Obsługiwany zdalnie "robocop", znany jako PGuard, wyposażony jest w kamery termowizyjne, głośniki, a także dźwiękowy i świetlny system alarmowy.
Pierwszą taką maszynę wyprodukowała w 2015 roku firma Enova Robotics z Susy. Jej koszt waha się pomiędzy 100 a 140 tys. dolarów. Jak informuje firma, robot jest głównie wykorzystywany do celów związanych z zapewnieniem bezpieczeństwa.
Robot kontroluje przechodniów
Na stronie tunezyjskiego Ministerstwa Spraw Wewnętrznych opublikowano film, na którym można zobaczyć, jak robot upomina osoby podejrzane o niestosowanie się do obowiązujących przepisów.
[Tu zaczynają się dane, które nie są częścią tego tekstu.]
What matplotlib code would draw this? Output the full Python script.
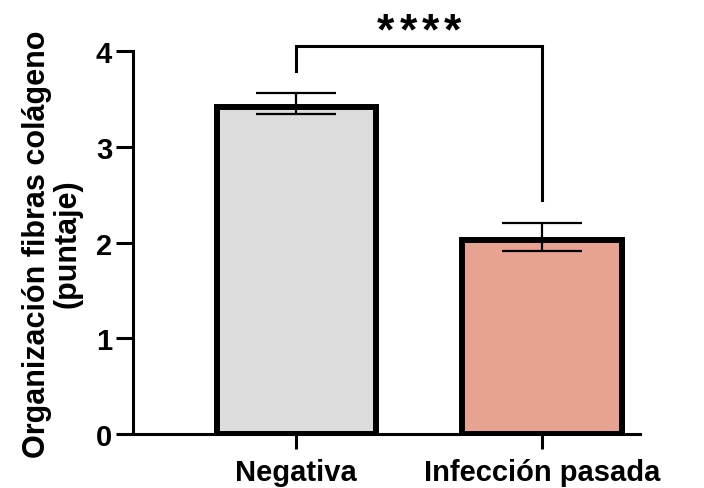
import matplotlib.pyplot as plt
import numpy as np

categories = ['Negativa', 'Infección pasada']
means = [3.45, 2.06]
sems = [0.11, 0.15]
colors = ['#dcdcdc', '#e8a292']
signif = '****'

plt.rcParams['font.family'] = ['Liberation Sans', 'DejaVu Sans']
plt.rcParams['font.weight'] = 'bold'

fig = plt.figure(figsize=(7.04, 4.89), dpi=100)
ax_rect = [0.189, 0.110, 0.72, 0.783]
ax = fig.add_axes(ax_rect)

# borde de barra dibujado "hacia dentro" como en GraphPad
edge_lw = 4.3
half_edge = edge_lw * 100 / 72 / 2 * 4 / (ax_rect[3] * 489)
heights = [m - half_edge for m in means]

x = np.arange(len(categories))
ax.bar(x, heights, width=0.65, color=colors, edgecolor='black', linewidth=edge_lw, zorder=2)
ax.errorbar(x, means, yerr=sems, fmt='none', ecolor='black', elinewidth=1.6,
            capsize=29, capthick=1.6, zorder=3)

# bracket de significancia
ax.plot([0, 0, 1, 1], [3.79, 4.06, 4.06, 2.45], color='black', lw=2.2,
        clip_on=False, solid_joinstyle='miter')
n = len(signif)
pitch = 0.09
for i, ch in enumerate(signif):
    ax.text(0.5 + (i - (n - 1) / 2) * pitch, 4.085, ch, ha='center', va='baseline',
            fontsize=32, fontweight='bold')

ax.set_xlim(-0.665, 1.40)
ax.set_ylim(0, 4)
ax.set_yticks([0, 1, 2, 3, 4])
ax.set_xticks(x)
ax.set_xticklabels(categories, fontsize=21, fontweight='bold')
ax.tick_params(axis='y', labelsize=21, width=2.2, length=12, pad=3)
ax.tick_params(axis='x', width=2.2, length=11, pad=6)
ax.set_ylabel('Organización fibras colágeno\n(puntaje)', fontsize=22, fontweight='bold',
              labelpad=10, linespacing=1.0)

for s in ['top', 'right']:
    ax.spines[s].set_visible(False)
for s in ['left', 'bottom']:
    ax.spines[s].set_linewidth(2.2)

fig.savefig('out.png', dpi=100)
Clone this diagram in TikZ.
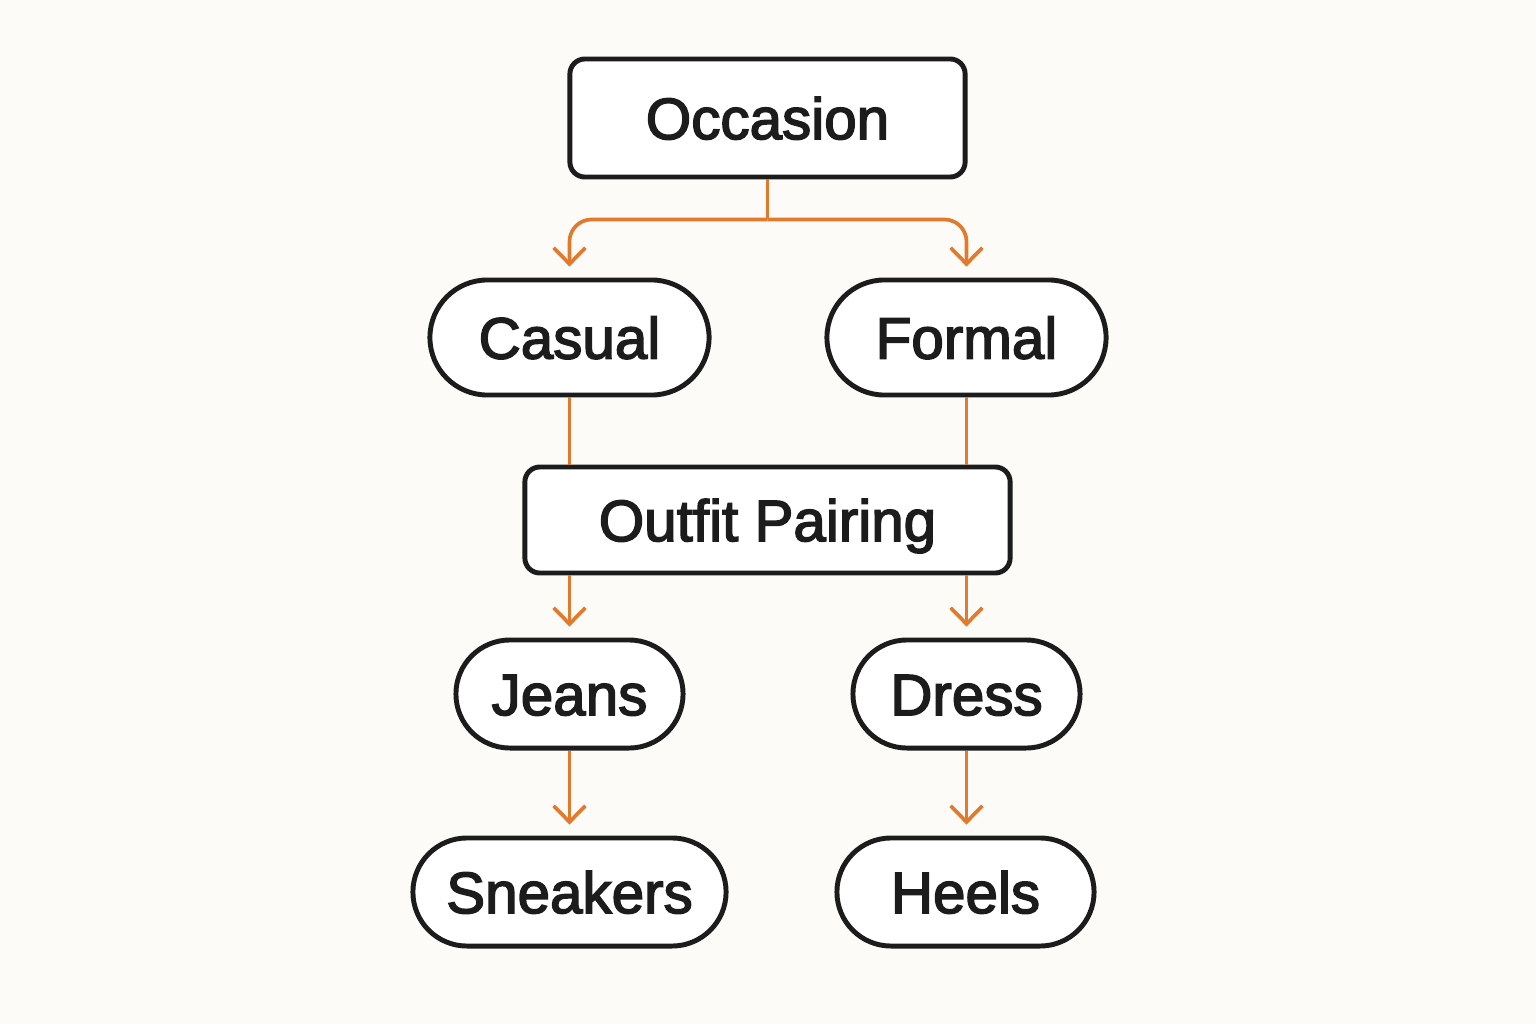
\documentclass[tikz,border=0pt]{standalone}
\usepackage{fontspec}
\setmainfont{Liberation Sans}
\newfontfamily\labfont{Liberation Sans}[FakeBold=2.6]
\usetikzlibrary{arrows.meta,shapes.misc,calc}
\definecolor{bg}{HTML}{FCFBF8}
\definecolor{edge}{HTML}{E27A2E}
\definecolor{ink}{HTML}{1C1C1C}
\begin{document}
\begin{tikzpicture}[x=0.01cm,y=-0.01cm,
  base/.style={draw=ink, line width=1.4pt, fill=white, text=ink,
    font=\labfont\fontsize{16.6}{20}\selectfont, inner sep=0pt,
    text height=12pt, text depth=0pt},
  box/.style={base, rectangle, rounded corners=0.15cm},
  pill/.style={base, rounded rectangle},
  conn/.style={draw=edge, line width=1.05pt},
  arr/.style={conn, -{Straight Barb[length=4.6pt,width=9pt,line width=1.05pt]}, shorten >=3.1pt}
]
\fill[bg] (0,0) rectangle (1536,1024);
\useasboundingbox (0,0) rectangle (1536,1024);

\node[box, minimum width=3.95cm, minimum height=1.18cm] (occ) at (767.5,118) {Occasion};
\node[pill, minimum width=2.79cm, minimum height=1.15cm] (cas) at (569.5,337.5) {Casual};
\node[pill, minimum width=2.79cm, minimum height=1.15cm] (frm) at (966.5,337.5) {Formal};
\node[box, minimum width=4.85cm, minimum height=1.06cm] (out) at (767.5,520) {Outfit Pairing};
\node[pill, minimum width=2.27cm, minimum height=1.08cm] (jea) at (569.5,694) {Jeans};
\node[pill, minimum width=2.27cm, minimum height=1.08cm] (drs) at (966.5,694) {Dress};
\node[pill, minimum width=3.13cm, minimum height=1.08cm] (snk) at (569.5,892) {Sneakers};
\node[pill, minimum width=2.57cm, minimum height=1.08cm] (hel) at (965.5,892) {Heels};

\coordinate (fork) at ($(occ.south)+(0,40)$);
\draw[conn] (occ.south) -- (fork);
\draw[arr, rounded corners=0.22cm] (fork) -| (cas.north);
\draw[arr, rounded corners=0.22cm] (fork) -| (frm.north);

\draw[conn] (cas.south) -- (cas.south |- out.north);
\draw[conn] (frm.south) -- (frm.south |- out.north);

\draw[arr] (jea.north |- out.south) -- (jea.north);
\draw[arr] (drs.north |- out.south) -- (drs.north);

\draw[arr] (jea.south) -- (snk.north);
\draw[arr] (drs.south) -- (drs.south |- hel.north);
\end{tikzpicture}
\end{document}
"Co robisz? Pokaż mi swój dowód osobisty. Nie wiesz, że jest nakaz pozostawania w domu?" - mówi do przechodnia maszyna.
Na innym wideo, opublikowanym w mediach społecznościowych, widać jak "robocop" pyta pewnego mężczyzna, czy ten rozumie, że należy pozostać w domu. Przechodzień wyjaśnia, że chce kupić papierosy.
"Ok, kup sobie tytoń, ale zrób to szybko i idź do domu" - nakazuje PGuard.
W Tunezji obowiązuje godzina policyjna (od 18.00 do 6.00). Zamknięto szkoły, meczety, kawiarnie i targowiska. Zabronione jest organizowanie dużych spotkań, imprez oraz wspólnych modłów. Zamknięto również granice lądowe i zawieszono międzynarodowe loty
Według najnowszych danych, w Tunezji odnotowano 553 przypadków zakażenia koronawirusem. Zmarło 18 osób.
Jak informuje "The Guardian" kolejnego robota zamówił jeden z tunezyjskich szpitali. Ma on pomagać chorym pacjentom w komunikacji z krewnymi.